* [EXERCISE]
Each line below should be retyped exactly, with no pictures.

------ DATASET CONTENT ------

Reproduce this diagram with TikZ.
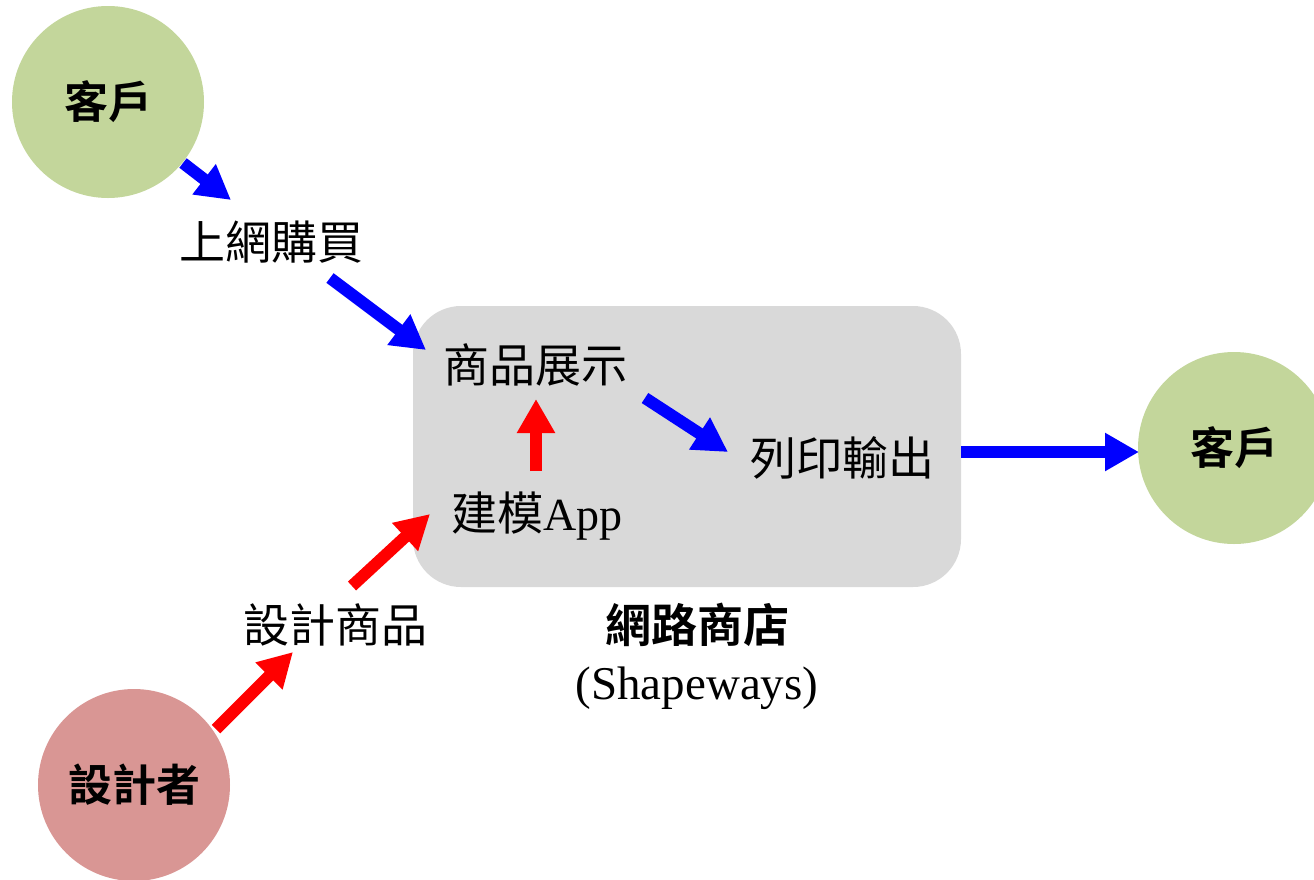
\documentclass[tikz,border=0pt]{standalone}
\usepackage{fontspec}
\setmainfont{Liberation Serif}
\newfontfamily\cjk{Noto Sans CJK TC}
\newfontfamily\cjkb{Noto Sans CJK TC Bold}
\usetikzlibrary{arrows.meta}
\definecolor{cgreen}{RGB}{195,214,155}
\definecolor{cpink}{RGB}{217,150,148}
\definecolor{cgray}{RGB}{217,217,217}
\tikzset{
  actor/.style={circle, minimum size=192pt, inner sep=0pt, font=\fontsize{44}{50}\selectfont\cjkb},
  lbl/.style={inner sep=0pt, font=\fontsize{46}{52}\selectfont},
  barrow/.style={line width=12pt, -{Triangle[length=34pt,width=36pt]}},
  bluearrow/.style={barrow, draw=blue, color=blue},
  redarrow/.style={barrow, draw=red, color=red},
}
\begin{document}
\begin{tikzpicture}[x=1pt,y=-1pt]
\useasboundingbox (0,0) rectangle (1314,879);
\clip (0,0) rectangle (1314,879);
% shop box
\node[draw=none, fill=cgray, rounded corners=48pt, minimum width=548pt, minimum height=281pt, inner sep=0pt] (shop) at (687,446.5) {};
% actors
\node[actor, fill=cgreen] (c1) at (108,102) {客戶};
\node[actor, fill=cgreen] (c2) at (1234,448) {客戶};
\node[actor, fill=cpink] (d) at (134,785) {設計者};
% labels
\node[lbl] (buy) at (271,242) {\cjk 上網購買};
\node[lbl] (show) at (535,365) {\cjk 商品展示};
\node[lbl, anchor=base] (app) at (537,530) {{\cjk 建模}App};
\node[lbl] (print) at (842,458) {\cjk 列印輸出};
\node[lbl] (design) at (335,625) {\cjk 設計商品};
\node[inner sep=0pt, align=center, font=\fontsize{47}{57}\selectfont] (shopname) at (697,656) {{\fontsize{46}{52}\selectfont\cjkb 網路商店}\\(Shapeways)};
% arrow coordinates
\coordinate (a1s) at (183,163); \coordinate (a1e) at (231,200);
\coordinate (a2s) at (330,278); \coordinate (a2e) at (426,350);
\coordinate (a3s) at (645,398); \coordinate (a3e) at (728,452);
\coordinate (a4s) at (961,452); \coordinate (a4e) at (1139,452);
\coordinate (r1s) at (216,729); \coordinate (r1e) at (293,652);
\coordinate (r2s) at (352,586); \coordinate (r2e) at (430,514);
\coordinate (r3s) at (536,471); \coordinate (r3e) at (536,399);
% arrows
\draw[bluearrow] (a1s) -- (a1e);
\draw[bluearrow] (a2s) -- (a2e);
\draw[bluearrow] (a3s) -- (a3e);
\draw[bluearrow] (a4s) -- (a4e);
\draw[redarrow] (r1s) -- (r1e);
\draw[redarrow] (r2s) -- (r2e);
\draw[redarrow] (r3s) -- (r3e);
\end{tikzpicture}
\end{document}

------

* [RESPONSE]
Reproduce this diagram with TikZ.
\documentclass[tikz,border=0pt]{standalone}
\usepackage{fontspec}
\setmainfont{Liberation Serif}
\newfontfamily\cjk{Noto Sans CJK TC}
\newfontfamily\cjkb{Noto Sans CJK TC Bold}
\usetikzlibrary{arrows.meta}
\definecolor{cgreen}{RGB}{195,214,155}
\definecolor{cpink}{RGB}{217,150,148}
\definecolor{cgray}{RGB}{217,217,217}
\tikzset{
  actor/.style={circle, minimum size=192pt, inner sep=0pt, font=\fontsize{44}{50}\selectfont\cjkb},
  lbl/.style={inner sep=0pt, font=\fontsize{46}{52}\selectfont},
  barrow/.style={line width=12pt, -{Triangle[length=34pt,width=36pt]}},
  bluearrow/.style={barrow, draw=blue, color=blue},
  redarrow/.style={barrow, draw=red, color=red},
}
\begin{document}
\begin{tikzpicture}[x=1pt,y=-1pt]
\useasboundingbox (0,0) rectangle (1314,879);
\clip (0,0) rectangle (1314,879);
% shop box
\node[draw=none, fill=cgray, rounded corners=48pt, minimum width=548pt, minimum height=281pt, inner sep=0pt] (shop) at (687,446.5) {};
% actors
\node[actor, fill=cgreen] (c1) at (108,102) {客戶};
\node[actor, fill=cgreen] (c2) at (1234,448) {客戶};
\node[actor, fill=cpink] (d) at (134,785) {設計者};
% labels
\node[lbl] (buy) at (271,242) {\cjk 上網購買};
\node[lbl] (show) at (535,365) {\cjk 商品展示};
\node[lbl, anchor=base] (app) at (537,530) {{\cjk 建模}App};
\node[lbl] (print) at (842,458) {\cjk 列印輸出};
\node[lbl] (design) at (335,625) {\cjk 設計商品};
\node[inner sep=0pt, align=center, font=\fontsize{47}{57}\selectfont] (shopname) at (697,656) {{\fontsize{46}{52}\selectfont\cjkb 網路商店}\\(Shapeways)};
% arrow coordinates
\coordinate (a1s) at (183,163); \coordinate (a1e) at (231,200);
\coordinate (a2s) at (330,278); \coordinate (a2e) at (426,350);
\coordinate (a3s) at (645,398); \coordinate (a3e) at (728,452);
\coordinate (a4s) at (961,452); \coordinate (a4e) at (1139,452);
\coordinate (r1s) at (216,729); \coordinate (r1e) at (293,652);
\coordinate (r2s) at (352,586); \coordinate (r2e) at (430,514);
\coordinate (r3s) at (536,471); \coordinate (r3e) at (536,399);
% arrows
\draw[bluearrow] (a1s) -- (a1e);
\draw[bluearrow] (a2s) -- (a2e);
\draw[bluearrow] (a3s) -- (a3e);
\draw[bluearrow] (a4s) -- (a4e);
\draw[redarrow] (r1s) -- (r1e);
\draw[redarrow] (r2s) -- (r2e);
\draw[redarrow] (r3s) -- (r3e);
\end{tikzpicture}
\end{document}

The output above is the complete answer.